On 12th and 13th August 1883, an astronomer at a small observatory in Zacatecas in Mexico made an extraordinary observation. José Bonilla counted some 450 objects, each surrounded by a kind of mist, passing across the face of the Sun.

Bonilla published his account of this event in a French journal called L'Astronomie in 1886. Unable to account for the phenomenon, the editor of the journal suggested, rather incredulously, that it must have been caused by birds, insects or dust passing front of the Bonilla's telescope. (Since then, others have adopted Bonilla's observations as the first evidence of UFOs.)

Today, Hector Manterola at the National Autonomous University of Mexico in Mexico City, and a couple of pals, give a different interpretation. They think that Bonilla must have been seeing fragments of a comet that had recently broken up. This explains the 'misty' appearance of the pieces and why they were so close together.

But there's much more that Manterola and co have deduced. They point out that nobody else on the planet seems to have seen this comet passing in front of the Sun, even though the nearest observatories in those days were just a few hundred kilometres away.
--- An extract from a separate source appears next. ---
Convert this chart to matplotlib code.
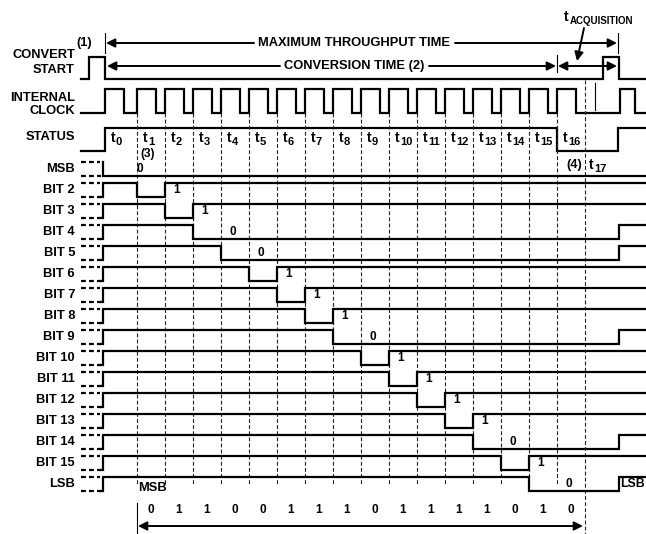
import matplotlib.pyplot as plt

# ---- data ----
row_labels = ['MSB', 'BIT 2', 'BIT 3', 'BIT 4', 'BIT 5', 'BIT 6', 'BIT 7', 'BIT 8',
              'BIT 9', 'BIT 10', 'BIT 11', 'BIT 12', 'BIT 13', 'BIT 14', 'BIT 15', 'LSB']
bits = [0, 1, 1, 0, 0, 1, 1, 1, 0, 1, 1, 1, 1, 0, 1, 0]
t_subs = [str(i) for i in range(18)]

# ---- layout (pixel space of the 646x534 picture) ----
W, H = 646, 534
x0 = 81            # left end of traces
x_go = 103         # bit rows become valid
e0 = 105           # convert start falls / first clock rise
e1 = 137
period = 28
edges = [e0] + [e1 + period * k for k in range(17)]   # e0 .. e17
x_cs2 = 603        # next convert start pulse
x_rst = 619        # end of cycle
clk_hi_len = 19
row_top, row_gap, row_amp = 162, 21, 14
lw = 1.6
FS = 9.3
plt.rcParams['font.family'] = ['Liberation Sans', 'DejaVu Sans']
plt.rcParams['font.weight'] = 'bold'

fig = plt.figure(figsize=(W / 100, H / 100), dpi=100)
ax = fig.add_axes([0, 0, 1, 1])
ax.set_xlim(0, W)
ax.set_ylim(H, 0)
ax.axis('off')


def trace(xs, ys):
    # xs: transition points, ys: level of each segment
    px, py = [], []
    for i, y in enumerate(ys):
        px += [xs[i], xs[i + 1]]
        py += [y, y]
    ax.plot(px, py, color='k', lw=lw, solid_joinstyle='miter')


def label(x, y, s, size=FS, ha='right'):
    ax.text(x, y, s, ha=ha, va='center', fontsize=size, fontweight='bold')


def tlabel(x, y, sub, size=10, subsize=8):
    ax.text(x, y, 't', ha='center', va='center', fontsize=size, fontweight='bold')
    ax.text(x + 3, y + 4, sub, ha='left', va='center', fontsize=subsize, fontweight='bold')


# ---- convert start ----
cs_hi, cs_lo = 57, 79
trace([x0, 89, e0, x_cs2, x_rst, W], [cs_lo, cs_hi, cs_lo, cs_hi, cs_lo])
label(75, 55, 'CONVERT')
label(75, 70, 'START')
label(84, 43, '(1)', ha='center')

# ---- internal clock ----
ck_hi, ck_lo = 89, 113
xs, ys = [x0], []
for e in edges[:17]:
    xs += [e, e + clk_hi_len]
    ys += [ck_lo, ck_hi]
xs += [620, 635, W]
ys += [ck_lo, ck_hi, ck_lo]
trace(xs, ys)
ax.plot([595, 595], [83, 110], color='k', lw=0.8)
label(75, 98, 'INTERNAL')
label(75, 111, 'CLOCK')

# ---- status ----
st_hi, st_lo = 128, 151
trace([x0, e0, edges[16], 618, W], [st_lo, st_hi, st_lo, st_hi])
label(75, 137, 'STATUS')
for k in range(17):
    tlabel(edges[k] + 8, 138, t_subs[k])
tlabel(edges[17] + 6, 165, t_subs[17])
label(574, 165, '(4)', ha='center')
label(148, 154, '(3)', ha='center', size=8.5)

# ---- dashed clock-edge guides ----
for k in range(1, 17):
    ax.plot([edges[k]] * 2, [ck_lo, 484], color='#222', lw=0.8, dashes=(3.5, 2))
ax.plot([edges[17]] * 2, [cs_lo + 1, H], color='#222', lw=0.8, dashes=(3.5, 2))

# ---- bit rows ----
for i, (name, b) in enumerate(zip(row_labels, bits)):
    hi = row_top + row_gap * i
    lo = hi + row_amp
    ax.plot([x0, 100], [hi, hi], color='k', lw=lw, dashes=(2.2, 1.4))
    ax.plot([x0, 101], [lo, lo], color='k', lw=lw, dashes=(2.2, 1.4))
    if i == 0:
        px = [x_go, x_go, W]
        py = [hi, lo, lo]
        if b:
            px = [x_go, x_go, edges[1], edges[1], W]
            py = [hi, lo, lo, hi, hi]
    else:
        fall = edges[i]
        rise = edges[i + 1] if b else x_rst
        px = [x_go - 2, x_go, x_go, fall, fall, rise, rise, W]
        py = [lo, lo, hi, hi, lo, lo, hi, hi]
    ax.plot(px, py, color='k', lw=lw, solid_joinstyle='miter')
    label(75, (hi + lo) / 2, name)
    vx = edges[1] + 3 if i == 0 else edges[i + 1] + 12
    ax.text(vx, (hi + lo) / 2, str(b), ha='center', va='center', fontsize=8.5, fontweight='bold')

lsb_hi = row_top + row_gap * 15
label(620, lsb_hi + 7, 'LSB', ha='left', size=8.8)

# ---- top arrows ----
arr = dict(arrowstyle='-|>', lw=1.4, color='k', mutation_scale=13, shrinkA=0, shrinkB=0)
dbl = dict(arrowstyle='<|-|>', lw=1.4, color='k', mutation_scale=13, shrinkA=0, shrinkB=0)
ax.plot([e0, e0], [33, 53], color='k', lw=0.8)
ax.plot([618, 618], [33, 53], color='k', lw=0.8)
ax.annotate('', xy=(e0 + 1, 43), xytext=(254, 43), arrowprops=arr)
ax.annotate('', xy=(617, 43), xytext=(455, 43), arrowprops=arr)
label(354, 43, 'MAXIMUM THROUGHPUT TIME', ha='center')

ax.plot([edges[16]] * 2, [55, 72], color='k', lw=0.8)
ax.annotate('', xy=(e0 + 2, 66), xytext=(280, 66), arrowprops=arr)
ax.annotate('', xy=(edges[16] - 1, 66), xytext=(429, 66), arrowprops=arr)
label(354, 66, 'CONVERSION TIME (2)', ha='center')
ax.annotate('', xy=(617, 66), xytext=(edges[16] + 1, 66), arrowprops=dbl)

ax.text(566, 17, 't', ha='center', va='center', fontsize=10, fontweight='bold')
ax.text(570, 21, 'ACQUISITION', ha='left', va='center', fontsize=7, fontweight='bold')
ax.annotate('', xy=(577, 61), xytext=(584, 28), arrowprops=arr)

# ---- bottom readout ----
label(e1 + 1, 488, 'MSB', ha='left')
ax.plot([e1, e1], [503, H], color='k', lw=0.8)
for k, b in enumerate(bits):
    ax.text(edges[k + 1] + 14, 510, str(b), ha='center', va='center', fontsize=8.5, fontweight='bold')
ax.annotate('', xy=(e1 + 1, 526), xytext=(edges[17] - 2, 526), arrowprops=dbl)

fig.savefig('out.png', dpi=100)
That can be explained using parallax. If the fragments were close to Earth, parallax would have ensured that they would not have been in line with the Sun even for observers nearby. And since Mexico is at the same latitude as the Sahara, northern India and south-east Asia, it's not hard to imagine that nobody else was looking.

Manterola and pals have used this to place limits on how close the fragments must have been: between 600 km and 8000 km of Earth. That's just a hair's breadth.